Extract the lines from the start through the line that holds "const coolCurve = buildCurve(coolLevels);", both included, omitting all images.

> _DATA SEGMENT_
BEGIN
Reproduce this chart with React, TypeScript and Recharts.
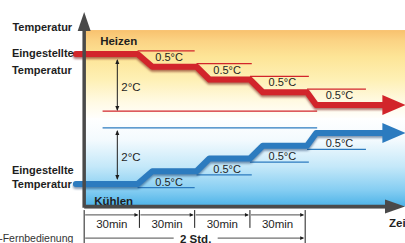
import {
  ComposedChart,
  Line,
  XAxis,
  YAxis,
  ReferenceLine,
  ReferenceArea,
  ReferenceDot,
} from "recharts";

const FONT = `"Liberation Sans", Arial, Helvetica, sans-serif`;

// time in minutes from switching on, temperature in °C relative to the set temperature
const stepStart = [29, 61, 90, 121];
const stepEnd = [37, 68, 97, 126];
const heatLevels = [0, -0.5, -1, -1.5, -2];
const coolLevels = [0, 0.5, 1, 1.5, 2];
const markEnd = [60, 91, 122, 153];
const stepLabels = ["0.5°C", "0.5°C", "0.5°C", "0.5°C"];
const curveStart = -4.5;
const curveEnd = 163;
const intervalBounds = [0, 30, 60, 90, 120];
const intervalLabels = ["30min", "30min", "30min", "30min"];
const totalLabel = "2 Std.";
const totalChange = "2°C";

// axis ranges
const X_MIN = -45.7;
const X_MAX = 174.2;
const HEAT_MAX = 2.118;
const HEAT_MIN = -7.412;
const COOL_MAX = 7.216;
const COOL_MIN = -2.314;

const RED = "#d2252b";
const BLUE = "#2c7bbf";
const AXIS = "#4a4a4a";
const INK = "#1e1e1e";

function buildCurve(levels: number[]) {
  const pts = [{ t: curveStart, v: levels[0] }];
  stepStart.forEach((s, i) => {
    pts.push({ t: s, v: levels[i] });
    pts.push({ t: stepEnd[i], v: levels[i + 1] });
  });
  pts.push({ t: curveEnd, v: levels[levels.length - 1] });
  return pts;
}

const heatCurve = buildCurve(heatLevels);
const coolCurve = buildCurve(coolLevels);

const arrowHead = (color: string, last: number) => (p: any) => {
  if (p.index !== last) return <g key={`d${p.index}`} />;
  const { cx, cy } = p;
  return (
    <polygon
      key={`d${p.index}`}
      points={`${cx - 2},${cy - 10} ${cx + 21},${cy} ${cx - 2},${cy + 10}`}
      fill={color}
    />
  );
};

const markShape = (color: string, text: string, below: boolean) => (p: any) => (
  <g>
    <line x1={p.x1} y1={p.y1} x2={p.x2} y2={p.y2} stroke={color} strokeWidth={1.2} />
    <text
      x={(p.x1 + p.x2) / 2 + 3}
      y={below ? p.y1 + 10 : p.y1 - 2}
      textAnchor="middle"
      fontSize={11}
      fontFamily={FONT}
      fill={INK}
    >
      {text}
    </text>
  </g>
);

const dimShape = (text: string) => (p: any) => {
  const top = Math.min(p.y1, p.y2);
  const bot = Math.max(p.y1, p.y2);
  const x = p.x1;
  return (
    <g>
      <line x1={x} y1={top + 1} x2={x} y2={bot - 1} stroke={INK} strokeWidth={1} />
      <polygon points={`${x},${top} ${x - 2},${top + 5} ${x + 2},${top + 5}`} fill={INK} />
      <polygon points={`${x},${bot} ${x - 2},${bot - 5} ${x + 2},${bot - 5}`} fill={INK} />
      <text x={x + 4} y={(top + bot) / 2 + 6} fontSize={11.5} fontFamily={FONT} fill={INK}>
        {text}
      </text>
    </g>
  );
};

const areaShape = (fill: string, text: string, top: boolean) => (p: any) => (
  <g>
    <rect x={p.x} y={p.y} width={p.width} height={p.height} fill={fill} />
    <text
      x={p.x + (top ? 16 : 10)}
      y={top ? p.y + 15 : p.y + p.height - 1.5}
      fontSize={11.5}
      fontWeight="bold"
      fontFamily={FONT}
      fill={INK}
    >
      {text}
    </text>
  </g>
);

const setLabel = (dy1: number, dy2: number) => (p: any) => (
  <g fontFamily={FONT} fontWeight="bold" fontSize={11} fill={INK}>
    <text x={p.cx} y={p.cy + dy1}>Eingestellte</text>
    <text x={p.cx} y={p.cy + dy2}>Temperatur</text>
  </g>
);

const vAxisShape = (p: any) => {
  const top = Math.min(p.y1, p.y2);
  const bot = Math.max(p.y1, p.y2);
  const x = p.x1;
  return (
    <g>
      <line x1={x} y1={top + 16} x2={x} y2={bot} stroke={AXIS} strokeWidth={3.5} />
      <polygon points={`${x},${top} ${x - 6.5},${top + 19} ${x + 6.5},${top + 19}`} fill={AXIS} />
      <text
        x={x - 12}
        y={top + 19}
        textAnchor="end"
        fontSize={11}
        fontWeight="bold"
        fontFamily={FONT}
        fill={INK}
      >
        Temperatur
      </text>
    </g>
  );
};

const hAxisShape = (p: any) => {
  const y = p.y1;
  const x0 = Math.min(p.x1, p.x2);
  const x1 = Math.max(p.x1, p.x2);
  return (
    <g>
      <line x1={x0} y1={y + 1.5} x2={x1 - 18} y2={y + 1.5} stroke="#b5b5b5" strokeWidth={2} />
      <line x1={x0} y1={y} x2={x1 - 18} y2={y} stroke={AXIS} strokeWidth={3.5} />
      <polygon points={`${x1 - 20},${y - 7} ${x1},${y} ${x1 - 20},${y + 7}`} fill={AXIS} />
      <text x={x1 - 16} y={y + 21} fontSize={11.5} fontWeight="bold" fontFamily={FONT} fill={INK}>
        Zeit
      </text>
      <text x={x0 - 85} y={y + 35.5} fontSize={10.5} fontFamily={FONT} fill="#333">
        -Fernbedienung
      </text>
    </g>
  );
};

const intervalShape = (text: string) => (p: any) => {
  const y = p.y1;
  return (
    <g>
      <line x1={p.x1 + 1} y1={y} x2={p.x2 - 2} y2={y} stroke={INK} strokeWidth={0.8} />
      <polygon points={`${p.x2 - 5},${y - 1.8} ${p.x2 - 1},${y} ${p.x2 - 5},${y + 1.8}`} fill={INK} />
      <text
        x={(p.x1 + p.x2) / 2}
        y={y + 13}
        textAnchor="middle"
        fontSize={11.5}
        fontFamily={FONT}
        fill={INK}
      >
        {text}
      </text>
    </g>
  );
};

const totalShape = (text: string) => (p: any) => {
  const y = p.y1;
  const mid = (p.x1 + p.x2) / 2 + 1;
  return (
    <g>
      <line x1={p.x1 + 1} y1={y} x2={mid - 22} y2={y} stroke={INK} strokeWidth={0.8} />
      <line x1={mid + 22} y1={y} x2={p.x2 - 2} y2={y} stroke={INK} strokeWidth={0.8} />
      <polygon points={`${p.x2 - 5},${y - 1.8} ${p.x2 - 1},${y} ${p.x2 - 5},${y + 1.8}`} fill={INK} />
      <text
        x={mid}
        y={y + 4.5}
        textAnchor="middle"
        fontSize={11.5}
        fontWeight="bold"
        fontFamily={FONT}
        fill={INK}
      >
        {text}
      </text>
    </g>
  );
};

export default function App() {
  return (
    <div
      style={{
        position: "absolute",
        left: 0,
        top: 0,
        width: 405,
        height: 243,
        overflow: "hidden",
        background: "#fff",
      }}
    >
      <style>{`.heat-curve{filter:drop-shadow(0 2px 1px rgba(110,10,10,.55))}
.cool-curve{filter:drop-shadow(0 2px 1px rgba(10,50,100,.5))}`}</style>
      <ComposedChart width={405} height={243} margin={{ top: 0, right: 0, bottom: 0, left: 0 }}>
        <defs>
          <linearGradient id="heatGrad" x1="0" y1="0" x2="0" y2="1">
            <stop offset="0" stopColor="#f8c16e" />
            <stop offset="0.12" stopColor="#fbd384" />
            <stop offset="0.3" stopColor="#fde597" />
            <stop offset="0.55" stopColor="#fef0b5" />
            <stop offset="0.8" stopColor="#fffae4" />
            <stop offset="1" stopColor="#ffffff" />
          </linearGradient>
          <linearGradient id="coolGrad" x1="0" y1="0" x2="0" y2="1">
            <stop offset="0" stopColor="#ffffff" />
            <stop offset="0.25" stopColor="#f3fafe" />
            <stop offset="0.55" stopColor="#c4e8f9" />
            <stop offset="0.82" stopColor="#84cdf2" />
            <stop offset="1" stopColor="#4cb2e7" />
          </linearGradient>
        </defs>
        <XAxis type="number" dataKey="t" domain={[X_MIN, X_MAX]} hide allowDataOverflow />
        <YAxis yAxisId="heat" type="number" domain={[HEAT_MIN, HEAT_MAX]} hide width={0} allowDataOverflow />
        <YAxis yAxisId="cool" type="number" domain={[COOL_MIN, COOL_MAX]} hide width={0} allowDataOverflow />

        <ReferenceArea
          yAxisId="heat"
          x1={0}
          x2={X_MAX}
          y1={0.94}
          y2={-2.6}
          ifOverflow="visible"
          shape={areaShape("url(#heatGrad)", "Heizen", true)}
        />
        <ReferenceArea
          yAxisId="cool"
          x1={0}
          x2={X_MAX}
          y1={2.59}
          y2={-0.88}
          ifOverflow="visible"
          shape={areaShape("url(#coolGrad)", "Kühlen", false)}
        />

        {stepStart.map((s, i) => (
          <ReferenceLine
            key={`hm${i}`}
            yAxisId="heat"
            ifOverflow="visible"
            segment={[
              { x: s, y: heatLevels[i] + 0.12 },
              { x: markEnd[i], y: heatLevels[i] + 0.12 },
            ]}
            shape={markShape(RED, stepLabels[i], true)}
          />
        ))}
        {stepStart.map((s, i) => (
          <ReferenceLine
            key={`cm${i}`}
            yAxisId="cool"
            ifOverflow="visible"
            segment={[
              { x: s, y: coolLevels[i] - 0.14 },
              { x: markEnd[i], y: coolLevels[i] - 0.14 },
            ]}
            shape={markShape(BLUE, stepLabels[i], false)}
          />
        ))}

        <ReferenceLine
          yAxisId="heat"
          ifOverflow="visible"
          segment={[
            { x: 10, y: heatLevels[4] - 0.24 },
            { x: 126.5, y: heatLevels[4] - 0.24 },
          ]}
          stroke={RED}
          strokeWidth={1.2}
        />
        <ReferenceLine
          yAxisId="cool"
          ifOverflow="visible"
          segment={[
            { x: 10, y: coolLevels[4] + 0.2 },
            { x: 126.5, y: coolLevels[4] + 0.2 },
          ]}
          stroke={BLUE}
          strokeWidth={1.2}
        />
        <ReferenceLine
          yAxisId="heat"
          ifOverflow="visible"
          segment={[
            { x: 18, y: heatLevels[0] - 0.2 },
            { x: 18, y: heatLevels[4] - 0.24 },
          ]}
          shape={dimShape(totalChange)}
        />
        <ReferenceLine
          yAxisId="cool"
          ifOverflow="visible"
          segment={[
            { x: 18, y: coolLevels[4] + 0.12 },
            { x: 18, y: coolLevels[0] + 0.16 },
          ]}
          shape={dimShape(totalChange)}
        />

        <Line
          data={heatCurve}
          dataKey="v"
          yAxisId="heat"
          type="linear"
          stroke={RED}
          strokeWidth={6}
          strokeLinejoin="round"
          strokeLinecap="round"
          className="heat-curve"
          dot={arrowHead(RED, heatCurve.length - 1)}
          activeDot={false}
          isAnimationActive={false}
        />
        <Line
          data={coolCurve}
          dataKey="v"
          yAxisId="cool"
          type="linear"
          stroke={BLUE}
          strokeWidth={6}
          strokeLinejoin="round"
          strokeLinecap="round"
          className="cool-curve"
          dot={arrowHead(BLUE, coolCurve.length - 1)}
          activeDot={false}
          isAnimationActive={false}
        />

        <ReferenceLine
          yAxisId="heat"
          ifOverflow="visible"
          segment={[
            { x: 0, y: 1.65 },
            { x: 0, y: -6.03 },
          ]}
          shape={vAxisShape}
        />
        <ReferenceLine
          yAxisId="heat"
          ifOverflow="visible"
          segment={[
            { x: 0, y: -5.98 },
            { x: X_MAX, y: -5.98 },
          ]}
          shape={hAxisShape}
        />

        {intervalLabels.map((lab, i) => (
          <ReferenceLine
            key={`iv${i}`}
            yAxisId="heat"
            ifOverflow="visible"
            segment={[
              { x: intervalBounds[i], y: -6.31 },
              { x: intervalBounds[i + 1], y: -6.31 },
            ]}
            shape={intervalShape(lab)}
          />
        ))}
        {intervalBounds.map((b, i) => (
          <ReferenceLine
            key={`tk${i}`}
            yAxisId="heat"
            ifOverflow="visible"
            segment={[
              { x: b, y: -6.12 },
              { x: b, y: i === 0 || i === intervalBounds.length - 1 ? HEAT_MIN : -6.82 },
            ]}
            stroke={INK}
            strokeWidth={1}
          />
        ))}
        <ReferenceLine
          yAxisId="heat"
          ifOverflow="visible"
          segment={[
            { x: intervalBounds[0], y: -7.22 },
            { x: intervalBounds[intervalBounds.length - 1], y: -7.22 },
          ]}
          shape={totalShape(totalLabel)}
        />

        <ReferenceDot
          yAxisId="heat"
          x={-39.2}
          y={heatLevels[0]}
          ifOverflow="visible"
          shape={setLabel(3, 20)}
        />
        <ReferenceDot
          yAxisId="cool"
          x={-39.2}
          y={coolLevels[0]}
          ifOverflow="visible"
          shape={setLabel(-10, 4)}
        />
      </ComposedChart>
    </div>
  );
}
END
> _EXERCISE SOLUTION_
Reproduce this chart with React, TypeScript and Recharts.
import {
  ComposedChart,
  Line,
  XAxis,
  YAxis,
  ReferenceLine,
  ReferenceArea,
  ReferenceDot,
} from "recharts";

const FONT = `"Liberation Sans", Arial, Helvetica, sans-serif`;

// time in minutes from switching on, temperature in °C relative to the set temperature
const stepStart = [29, 61, 90, 121];
const stepEnd = [37, 68, 97, 126];
const heatLevels = [0, -0.5, -1, -1.5, -2];
const coolLevels = [0, 0.5, 1, 1.5, 2];
const markEnd = [60, 91, 122, 153];
const stepLabels = ["0.5°C", "0.5°C", "0.5°C", "0.5°C"];
const curveStart = -4.5;
const curveEnd = 163;
const intervalBounds = [0, 30, 60, 90, 120];
const intervalLabels = ["30min", "30min", "30min", "30min"];
const totalLabel = "2 Std.";
const totalChange = "2°C";

// axis ranges
const X_MIN = -45.7;
const X_MAX = 174.2;
const HEAT_MAX = 2.118;
const HEAT_MIN = -7.412;
const COOL_MAX = 7.216;
const COOL_MIN = -2.314;

const RED = "#d2252b";
const BLUE = "#2c7bbf";
const AXIS = "#4a4a4a";
const INK = "#1e1e1e";

function buildCurve(levels: number[]) {
  const pts = [{ t: curveStart, v: levels[0] }];
  stepStart.forEach((s, i) => {
    pts.push({ t: s, v: levels[i] });
    pts.push({ t: stepEnd[i], v: levels[i + 1] });
  });
  pts.push({ t: curveEnd, v: levels[levels.length - 1] });
  return pts;
}

const heatCurve = buildCurve(heatLevels);
const coolCurve = buildCurve(coolLevels);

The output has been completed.